The framework moves from vision (the dream) → mission (measurable, realizable objective) → culture and values (the how). The drumbeat only works if it is authentic to the leader and reinforced at every stage of the employee lifecycle.
A drumbeat that doesn't inspire is worse than no drumbeat at all.
Establishing the drumbeat
- Repeat your message until you're sick of hearing it — only then will people begin to internalize it (from David Gergen).
- People are focused on their own priorities; they haven't heard it as many times as you think.
- Never reveal boredom. The moment you project it, the message dies.
- Meet every employee individually when joining a new company — tune your ear to existing rhythms before changing them.
- Acknowledge the work that came before; don't frame everything pre-you as broken.
The CEO transition playbook
- Reid stepped away from LinkedIn for six to eight weeks in Jeff's first ten weeks, taking any speaking engagement available.
- This forced the organization to re-establish connective tissue with Jeff and solve problems with him directly.

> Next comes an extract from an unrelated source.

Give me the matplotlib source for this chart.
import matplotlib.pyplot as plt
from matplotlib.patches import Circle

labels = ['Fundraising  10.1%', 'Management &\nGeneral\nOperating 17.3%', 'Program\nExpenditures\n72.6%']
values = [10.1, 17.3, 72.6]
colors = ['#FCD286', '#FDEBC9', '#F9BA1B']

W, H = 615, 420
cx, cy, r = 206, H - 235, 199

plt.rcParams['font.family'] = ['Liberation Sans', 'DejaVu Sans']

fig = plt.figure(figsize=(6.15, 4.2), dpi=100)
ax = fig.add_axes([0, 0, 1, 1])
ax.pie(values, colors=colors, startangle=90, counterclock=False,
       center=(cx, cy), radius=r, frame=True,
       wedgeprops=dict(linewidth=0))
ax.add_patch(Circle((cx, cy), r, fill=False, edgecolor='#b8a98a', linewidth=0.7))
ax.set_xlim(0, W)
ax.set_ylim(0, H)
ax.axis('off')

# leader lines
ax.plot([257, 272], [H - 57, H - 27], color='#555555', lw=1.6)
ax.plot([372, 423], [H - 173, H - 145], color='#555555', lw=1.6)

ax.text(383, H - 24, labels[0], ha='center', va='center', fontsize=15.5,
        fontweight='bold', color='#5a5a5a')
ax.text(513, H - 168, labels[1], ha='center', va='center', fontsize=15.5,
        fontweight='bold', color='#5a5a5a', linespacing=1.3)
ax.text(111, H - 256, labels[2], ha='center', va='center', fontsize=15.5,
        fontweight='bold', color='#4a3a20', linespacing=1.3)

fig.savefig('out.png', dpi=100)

- Clarity of who owns decisions is a prerequisite for scale — ambiguity about leadership stalls everything.
What makes a drumbeat stick
- Three elements: clarity of vision, courage of conviction, and the ability to communicate both.

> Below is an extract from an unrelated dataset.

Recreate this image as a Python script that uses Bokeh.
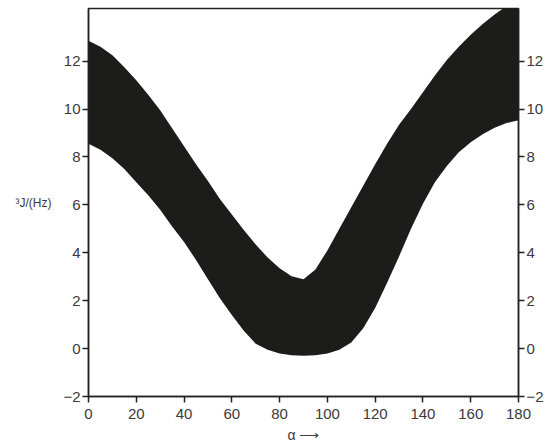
from bokeh.plotting import figure
from bokeh.models import LinearAxis, FixedTicker, Range1d, Label
from bokeh.embed import file_html
from bokeh.resources import INLINE

# dihedral angle (degrees)
alpha = [0, 5, 10, 15, 20, 25, 30, 35, 40, 45, 50, 55, 60, 65, 70, 75, 80, 85, 90,
         95, 100, 105, 110, 115, 120, 125, 130, 135, 140, 145, 150, 155, 160, 165, 170, 175, 180]
# lower bound of 3J (Hz)
j_lower = [8.55, 8.3, 7.95, 7.5, 6.95, 6.4, 5.8, 5.1, 4.45, 3.7, 2.9, 2.1, 1.4, 0.75, 0.2, -0.05, -0.2, -0.28, -0.3,
           -0.28, -0.2, -0.05, 0.25, 0.85, 1.7, 2.75, 3.85, 5.0, 6.05, 6.95, 7.62, 8.2, 8.62, 8.95, 9.22, 9.42, 9.53]
# upper bound of 3J (Hz)
j_upper = [12.85, 12.6, 12.25, 11.75, 11.2, 10.6, 9.95, 9.2, 8.45, 7.7, 7.0, 6.25, 5.6, 4.95, 4.35, 3.8, 3.35, 3.02, 2.9,
           3.3, 4.1, 5.0, 5.9, 6.8, 7.7, 8.55, 9.35, 10.0, 10.7, 11.4, 12.05, 12.6, 13.1, 13.55, 13.95, 14.3, 14.6]

x_ticks = [0, 20, 40, 60, 80, 100, 120, 140, 160, 180]
y_ticks = [-2, 0, 2, 4, 6, 8, 10, 12]

FONT = "Liberation Sans"
AX = "#222222"
TXT = "#3a3a3a"

p = figure(width=546, height=447, output_backend="svg", toolbar_location=None,
           x_range=Range1d(0, 180), y_range=Range1d(-2, 14.2),
           min_border_left=88, min_border_right=27, min_border_top=8, min_border_bottom=51)

p.varea(x=alpha, y1=j_lower, y2=j_upper, fill_color="#1c1c1a")

p.xgrid.visible = False
p.ygrid.visible = False
p.background_fill_color = "white"
p.border_fill_color = "white"
p.outline_line_color = AX
p.outline_line_width = 1.5


def style(ax, ticks):
    ax.ticker = FixedTicker(ticks=ticks)
    ax.axis_line_color = AX
    ax.axis_line_width = 1.5
    ax.major_tick_line_color = AX
    ax.major_tick_line_width = 1.5
    ax.major_tick_out = 6
    ax.major_tick_in = 0
    ax.minor_tick_line_color = None
    ax.major_label_text_font = FONT
    ax.major_label_text_font_size = "15px"
    ax.major_label_text_color = TXT
    ax.major_label_standoff = 2


style(p.xaxis[0], x_ticks)
style(p.yaxis[0], y_ticks)
p.xaxis[0].major_label_standoff = 6
p.xaxis[0].axis_label = "α ⟶"
p.xaxis[0].axis_label_text_font = FONT
p.xaxis[0].axis_label_text_font_size = "14px"
p.xaxis[0].axis_label_text_font_style = "normal"
p.xaxis[0].axis_label_text_color = TXT
p.xaxis[0].axis_label_standoff = 5

right = LinearAxis()
style(right, y_ticks)
p.add_layout(right, "right")

yl = p.yaxis[0]
try:
    yl.axis_label_orientation = "horizontal"
    yl.axis_label = "³J/(Hz)"
    yl.axis_label_text_font = FONT
    yl.axis_label_text_font_size = "12px"
    yl.axis_label_text_font_style = "normal"
    yl.axis_label_text_color = TXT
    yl.axis_label_standoff = 9
except AttributeError:
    p.add_layout(Label(x=12, y=235, x_units="screen", y_units="screen", text="³J/(Hz)",
                       text_font=FONT, text_font_size="12px", text_color=TXT,
                       text_baseline="middle", text_align="left"))

open("out.html", "w").write(file_html(p, INLINE))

- If you're saying the words but don't believe them, people won't sign up for the journey.
- Inspire people to move in the same direction of their own volition — leaders inspire, managers instruct.

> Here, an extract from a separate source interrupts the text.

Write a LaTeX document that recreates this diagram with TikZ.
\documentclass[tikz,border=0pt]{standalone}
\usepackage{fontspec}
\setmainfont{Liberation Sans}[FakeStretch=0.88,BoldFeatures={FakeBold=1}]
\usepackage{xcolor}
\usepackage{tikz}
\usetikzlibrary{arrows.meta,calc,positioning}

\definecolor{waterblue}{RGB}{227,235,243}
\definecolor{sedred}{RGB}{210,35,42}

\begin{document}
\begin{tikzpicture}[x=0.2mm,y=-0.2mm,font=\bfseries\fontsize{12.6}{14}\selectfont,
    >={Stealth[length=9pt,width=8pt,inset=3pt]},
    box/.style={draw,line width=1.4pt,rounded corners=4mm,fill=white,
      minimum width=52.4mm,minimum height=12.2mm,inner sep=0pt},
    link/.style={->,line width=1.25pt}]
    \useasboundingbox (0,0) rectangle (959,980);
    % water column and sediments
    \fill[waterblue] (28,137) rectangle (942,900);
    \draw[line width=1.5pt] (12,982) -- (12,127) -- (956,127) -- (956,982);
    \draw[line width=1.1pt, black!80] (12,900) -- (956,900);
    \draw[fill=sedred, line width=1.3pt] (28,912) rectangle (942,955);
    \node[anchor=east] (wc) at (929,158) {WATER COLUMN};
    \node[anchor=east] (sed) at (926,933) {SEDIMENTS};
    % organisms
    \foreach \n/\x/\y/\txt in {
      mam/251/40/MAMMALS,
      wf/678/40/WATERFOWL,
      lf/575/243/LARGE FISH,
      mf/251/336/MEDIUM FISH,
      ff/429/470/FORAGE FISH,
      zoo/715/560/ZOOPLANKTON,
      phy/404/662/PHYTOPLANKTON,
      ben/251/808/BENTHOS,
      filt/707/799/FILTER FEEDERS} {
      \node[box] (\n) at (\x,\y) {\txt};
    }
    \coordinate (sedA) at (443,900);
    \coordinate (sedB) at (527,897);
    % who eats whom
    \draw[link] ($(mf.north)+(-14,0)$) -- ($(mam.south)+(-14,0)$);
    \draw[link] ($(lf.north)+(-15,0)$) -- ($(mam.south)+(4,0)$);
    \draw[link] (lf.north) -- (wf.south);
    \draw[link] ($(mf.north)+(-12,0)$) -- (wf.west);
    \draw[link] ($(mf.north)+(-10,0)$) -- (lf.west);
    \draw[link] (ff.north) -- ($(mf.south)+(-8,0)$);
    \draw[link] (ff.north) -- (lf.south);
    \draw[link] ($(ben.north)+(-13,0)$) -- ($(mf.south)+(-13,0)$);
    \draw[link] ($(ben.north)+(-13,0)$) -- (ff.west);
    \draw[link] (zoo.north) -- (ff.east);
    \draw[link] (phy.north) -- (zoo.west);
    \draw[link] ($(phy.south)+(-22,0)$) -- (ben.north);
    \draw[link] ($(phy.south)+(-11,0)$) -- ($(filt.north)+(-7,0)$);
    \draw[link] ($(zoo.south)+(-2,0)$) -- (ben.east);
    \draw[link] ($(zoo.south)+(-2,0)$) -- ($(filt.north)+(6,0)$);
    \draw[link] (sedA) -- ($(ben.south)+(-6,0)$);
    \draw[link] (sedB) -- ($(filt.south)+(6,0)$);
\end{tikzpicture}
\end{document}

- Static cultures are dying cultures, but changes to core values must be carefully considered.
- LinkedIn's shift from "demand excellence" to "inspire excellence" took a decade — and was accepted instantly because the team was already aligned.
Scaling the drumbeat without losing it
- Recruit against culture and values from the start.
- Reinforce values on day one of onboarding and through ongoing development, training, and mentoring.
- Evaluate performance on the how, not just the what — companies that only reward results lose their character as they grow.
- Consistency matters most when cascading messages to thousands: more messages changing more often means lower internalization and weaker execution.
Compassionate management
- Compassion starts with putting yourself in someone else's shoes — understanding their perspective before reacting.
- When triggered, pause before the knee-jerk response: ask what the other person is experiencing.
- Compounded across an entire organization and its ecosystem — employees, customers, shareholders, press — compassion creates measurable value.
- Research (Stanford CCARE) shows organizations focused on each other's well-being become more innovative, adaptable, and higher performing.
- Reward culture reinforces this: companies that reward results regardless of method lose compassion as they scale.
Holding the beat in a crisis
- When LinkedIn's stock crashed 40% in a single day (February 2016), Jeff held an all-hands the same day.
- Message: the stock price was the only thing that had changed — mission, vision, values, and leadership had not.
- A strong drumbeat is a bulwark in crisis; the shared beat gives the team something to rally around.
- The question is never whether companies face crises — it's whether they can navigate through them with culture intact.